***** Supplied material *****

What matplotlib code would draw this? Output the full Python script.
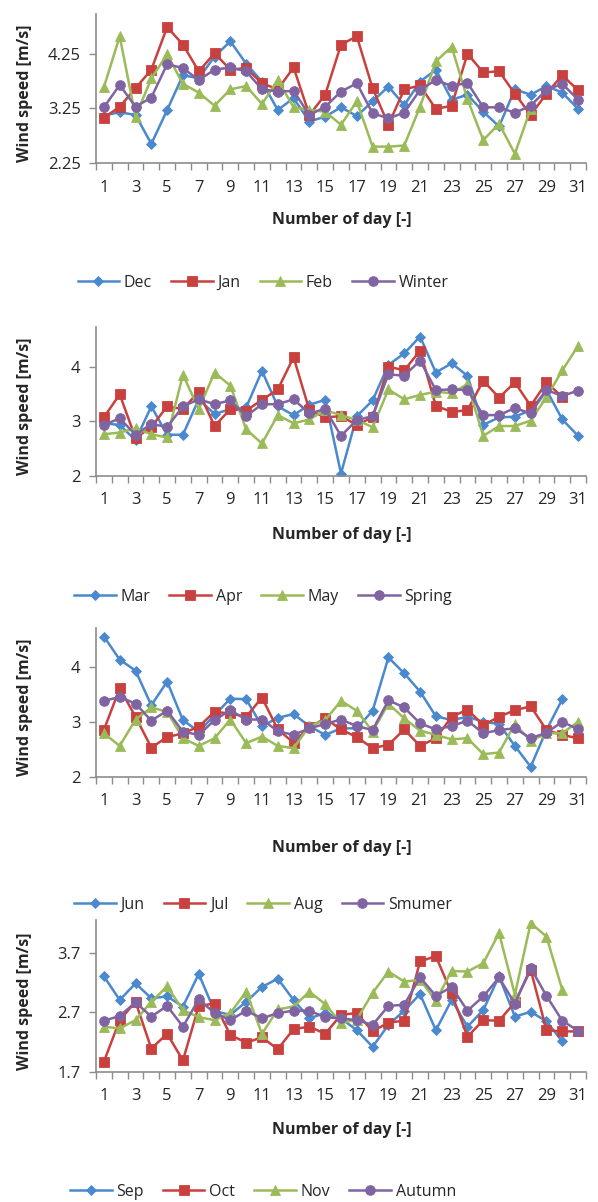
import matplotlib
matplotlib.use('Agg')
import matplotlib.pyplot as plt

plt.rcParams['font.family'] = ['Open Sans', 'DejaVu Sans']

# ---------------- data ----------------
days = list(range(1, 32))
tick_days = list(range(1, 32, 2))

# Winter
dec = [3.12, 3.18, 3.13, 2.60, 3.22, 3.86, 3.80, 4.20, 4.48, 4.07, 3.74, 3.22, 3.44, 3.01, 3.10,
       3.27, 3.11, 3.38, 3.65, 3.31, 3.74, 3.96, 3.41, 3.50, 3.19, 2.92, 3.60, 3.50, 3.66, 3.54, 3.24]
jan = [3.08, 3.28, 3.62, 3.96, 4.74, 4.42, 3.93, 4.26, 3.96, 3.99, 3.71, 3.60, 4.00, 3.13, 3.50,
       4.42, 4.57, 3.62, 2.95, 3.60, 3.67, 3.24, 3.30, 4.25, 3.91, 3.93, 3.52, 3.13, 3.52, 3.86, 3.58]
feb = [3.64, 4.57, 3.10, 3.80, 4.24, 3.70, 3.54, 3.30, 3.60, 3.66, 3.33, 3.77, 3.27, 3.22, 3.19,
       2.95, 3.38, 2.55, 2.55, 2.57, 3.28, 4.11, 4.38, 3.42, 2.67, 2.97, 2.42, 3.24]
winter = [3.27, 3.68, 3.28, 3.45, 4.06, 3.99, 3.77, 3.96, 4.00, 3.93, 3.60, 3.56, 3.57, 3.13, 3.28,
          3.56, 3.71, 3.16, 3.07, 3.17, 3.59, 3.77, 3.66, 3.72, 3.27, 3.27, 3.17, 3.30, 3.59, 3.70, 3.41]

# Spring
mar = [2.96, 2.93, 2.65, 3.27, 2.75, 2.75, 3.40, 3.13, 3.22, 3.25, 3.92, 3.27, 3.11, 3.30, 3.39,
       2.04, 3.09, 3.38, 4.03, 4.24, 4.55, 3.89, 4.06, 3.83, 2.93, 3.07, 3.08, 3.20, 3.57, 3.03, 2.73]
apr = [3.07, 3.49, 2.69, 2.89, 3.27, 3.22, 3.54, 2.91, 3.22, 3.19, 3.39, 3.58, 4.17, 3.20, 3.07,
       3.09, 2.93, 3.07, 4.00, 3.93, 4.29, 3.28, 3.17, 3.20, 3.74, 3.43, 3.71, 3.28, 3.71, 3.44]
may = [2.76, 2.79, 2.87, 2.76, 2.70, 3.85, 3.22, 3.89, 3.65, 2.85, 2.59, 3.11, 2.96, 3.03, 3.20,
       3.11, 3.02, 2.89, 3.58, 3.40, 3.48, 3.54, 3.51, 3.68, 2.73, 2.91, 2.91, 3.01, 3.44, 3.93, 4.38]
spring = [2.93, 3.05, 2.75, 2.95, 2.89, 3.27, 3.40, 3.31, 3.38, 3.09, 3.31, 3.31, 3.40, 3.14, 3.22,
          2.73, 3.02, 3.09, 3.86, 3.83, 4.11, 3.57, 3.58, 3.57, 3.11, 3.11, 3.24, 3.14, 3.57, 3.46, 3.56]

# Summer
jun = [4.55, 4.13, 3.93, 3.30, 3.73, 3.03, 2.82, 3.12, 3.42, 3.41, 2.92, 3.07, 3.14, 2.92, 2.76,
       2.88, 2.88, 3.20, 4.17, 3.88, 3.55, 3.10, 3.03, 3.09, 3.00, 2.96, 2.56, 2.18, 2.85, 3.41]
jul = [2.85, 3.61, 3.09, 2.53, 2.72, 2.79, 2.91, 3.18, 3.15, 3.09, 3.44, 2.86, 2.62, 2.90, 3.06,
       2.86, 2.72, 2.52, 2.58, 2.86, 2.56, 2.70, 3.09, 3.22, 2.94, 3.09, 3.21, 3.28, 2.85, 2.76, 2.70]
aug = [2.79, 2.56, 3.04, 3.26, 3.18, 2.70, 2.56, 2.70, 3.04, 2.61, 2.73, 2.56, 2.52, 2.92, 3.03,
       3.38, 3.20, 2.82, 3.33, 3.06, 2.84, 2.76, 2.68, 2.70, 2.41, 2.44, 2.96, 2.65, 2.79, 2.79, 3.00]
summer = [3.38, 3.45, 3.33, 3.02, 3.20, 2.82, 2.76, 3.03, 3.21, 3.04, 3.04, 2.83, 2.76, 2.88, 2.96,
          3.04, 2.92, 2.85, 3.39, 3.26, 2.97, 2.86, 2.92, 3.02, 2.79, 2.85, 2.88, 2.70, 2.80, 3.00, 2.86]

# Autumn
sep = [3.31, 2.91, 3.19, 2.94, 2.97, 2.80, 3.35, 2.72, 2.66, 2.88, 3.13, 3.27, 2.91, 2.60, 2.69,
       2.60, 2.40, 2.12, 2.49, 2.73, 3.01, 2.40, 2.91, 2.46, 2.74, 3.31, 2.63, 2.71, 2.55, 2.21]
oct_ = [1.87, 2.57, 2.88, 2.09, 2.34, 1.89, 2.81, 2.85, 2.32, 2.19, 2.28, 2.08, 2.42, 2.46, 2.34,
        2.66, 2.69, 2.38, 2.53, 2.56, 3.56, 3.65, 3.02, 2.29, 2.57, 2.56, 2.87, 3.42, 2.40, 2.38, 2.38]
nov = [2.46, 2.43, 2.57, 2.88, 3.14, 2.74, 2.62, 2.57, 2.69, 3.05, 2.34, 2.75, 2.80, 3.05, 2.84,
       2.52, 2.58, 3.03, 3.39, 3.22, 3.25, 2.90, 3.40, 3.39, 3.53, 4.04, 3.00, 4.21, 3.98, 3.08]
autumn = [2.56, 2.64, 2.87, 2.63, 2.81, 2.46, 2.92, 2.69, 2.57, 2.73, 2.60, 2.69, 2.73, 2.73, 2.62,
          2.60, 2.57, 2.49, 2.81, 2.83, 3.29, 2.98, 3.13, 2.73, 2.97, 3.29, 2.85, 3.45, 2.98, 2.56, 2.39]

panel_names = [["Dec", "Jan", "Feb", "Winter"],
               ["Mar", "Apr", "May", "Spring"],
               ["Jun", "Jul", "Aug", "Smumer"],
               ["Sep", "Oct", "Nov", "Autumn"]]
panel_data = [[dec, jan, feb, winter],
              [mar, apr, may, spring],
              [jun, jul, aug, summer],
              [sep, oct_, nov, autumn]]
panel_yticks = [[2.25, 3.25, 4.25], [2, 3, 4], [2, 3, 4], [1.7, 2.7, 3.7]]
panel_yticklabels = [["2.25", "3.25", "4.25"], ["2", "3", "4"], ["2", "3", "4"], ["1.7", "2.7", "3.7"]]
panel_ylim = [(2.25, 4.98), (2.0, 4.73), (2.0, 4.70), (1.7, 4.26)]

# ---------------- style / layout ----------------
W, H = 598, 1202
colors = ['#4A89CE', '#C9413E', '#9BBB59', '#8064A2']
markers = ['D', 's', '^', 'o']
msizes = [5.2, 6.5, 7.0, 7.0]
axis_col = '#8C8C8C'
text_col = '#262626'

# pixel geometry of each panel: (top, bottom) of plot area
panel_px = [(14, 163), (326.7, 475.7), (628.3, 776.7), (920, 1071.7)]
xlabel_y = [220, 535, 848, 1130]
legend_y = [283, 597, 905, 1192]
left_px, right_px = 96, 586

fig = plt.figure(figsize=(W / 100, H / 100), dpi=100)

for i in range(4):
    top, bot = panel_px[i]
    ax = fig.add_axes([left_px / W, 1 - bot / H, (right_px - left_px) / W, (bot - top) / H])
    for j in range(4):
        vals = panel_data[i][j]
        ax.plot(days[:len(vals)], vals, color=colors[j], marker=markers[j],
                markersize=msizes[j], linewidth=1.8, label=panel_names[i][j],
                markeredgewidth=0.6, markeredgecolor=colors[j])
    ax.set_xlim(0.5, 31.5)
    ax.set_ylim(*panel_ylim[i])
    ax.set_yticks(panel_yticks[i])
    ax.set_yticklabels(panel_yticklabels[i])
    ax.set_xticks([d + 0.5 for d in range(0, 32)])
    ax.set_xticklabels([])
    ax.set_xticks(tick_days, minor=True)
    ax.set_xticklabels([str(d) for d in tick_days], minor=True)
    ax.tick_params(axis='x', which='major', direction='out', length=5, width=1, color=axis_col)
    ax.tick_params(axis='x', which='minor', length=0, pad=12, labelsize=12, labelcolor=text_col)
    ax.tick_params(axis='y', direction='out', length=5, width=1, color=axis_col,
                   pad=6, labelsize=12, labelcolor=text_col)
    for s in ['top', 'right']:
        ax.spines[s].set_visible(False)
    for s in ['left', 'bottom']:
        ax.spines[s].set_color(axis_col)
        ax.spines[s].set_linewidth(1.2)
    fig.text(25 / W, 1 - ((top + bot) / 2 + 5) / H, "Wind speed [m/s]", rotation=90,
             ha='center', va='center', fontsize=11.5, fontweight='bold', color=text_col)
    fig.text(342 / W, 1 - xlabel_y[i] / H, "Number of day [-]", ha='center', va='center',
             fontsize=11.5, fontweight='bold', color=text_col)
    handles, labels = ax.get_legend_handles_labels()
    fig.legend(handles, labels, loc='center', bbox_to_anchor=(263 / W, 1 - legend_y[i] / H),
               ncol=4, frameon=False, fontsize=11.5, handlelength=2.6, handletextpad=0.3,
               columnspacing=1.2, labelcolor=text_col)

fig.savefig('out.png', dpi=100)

*****

Written problem:
Repeat only what lies between the start of the data and the end of the line containing "tick_days = list(range(1, 32, 2))", exactly, with pictures left out.

Output for this exercise:
What matplotlib code would draw this? Output the full Python script.
import matplotlib
matplotlib.use('Agg')
import matplotlib.pyplot as plt

plt.rcParams['font.family'] = ['Open Sans', 'DejaVu Sans']

# ---------------- data ----------------
days = list(range(1, 32))
tick_days = list(range(1, 32, 2))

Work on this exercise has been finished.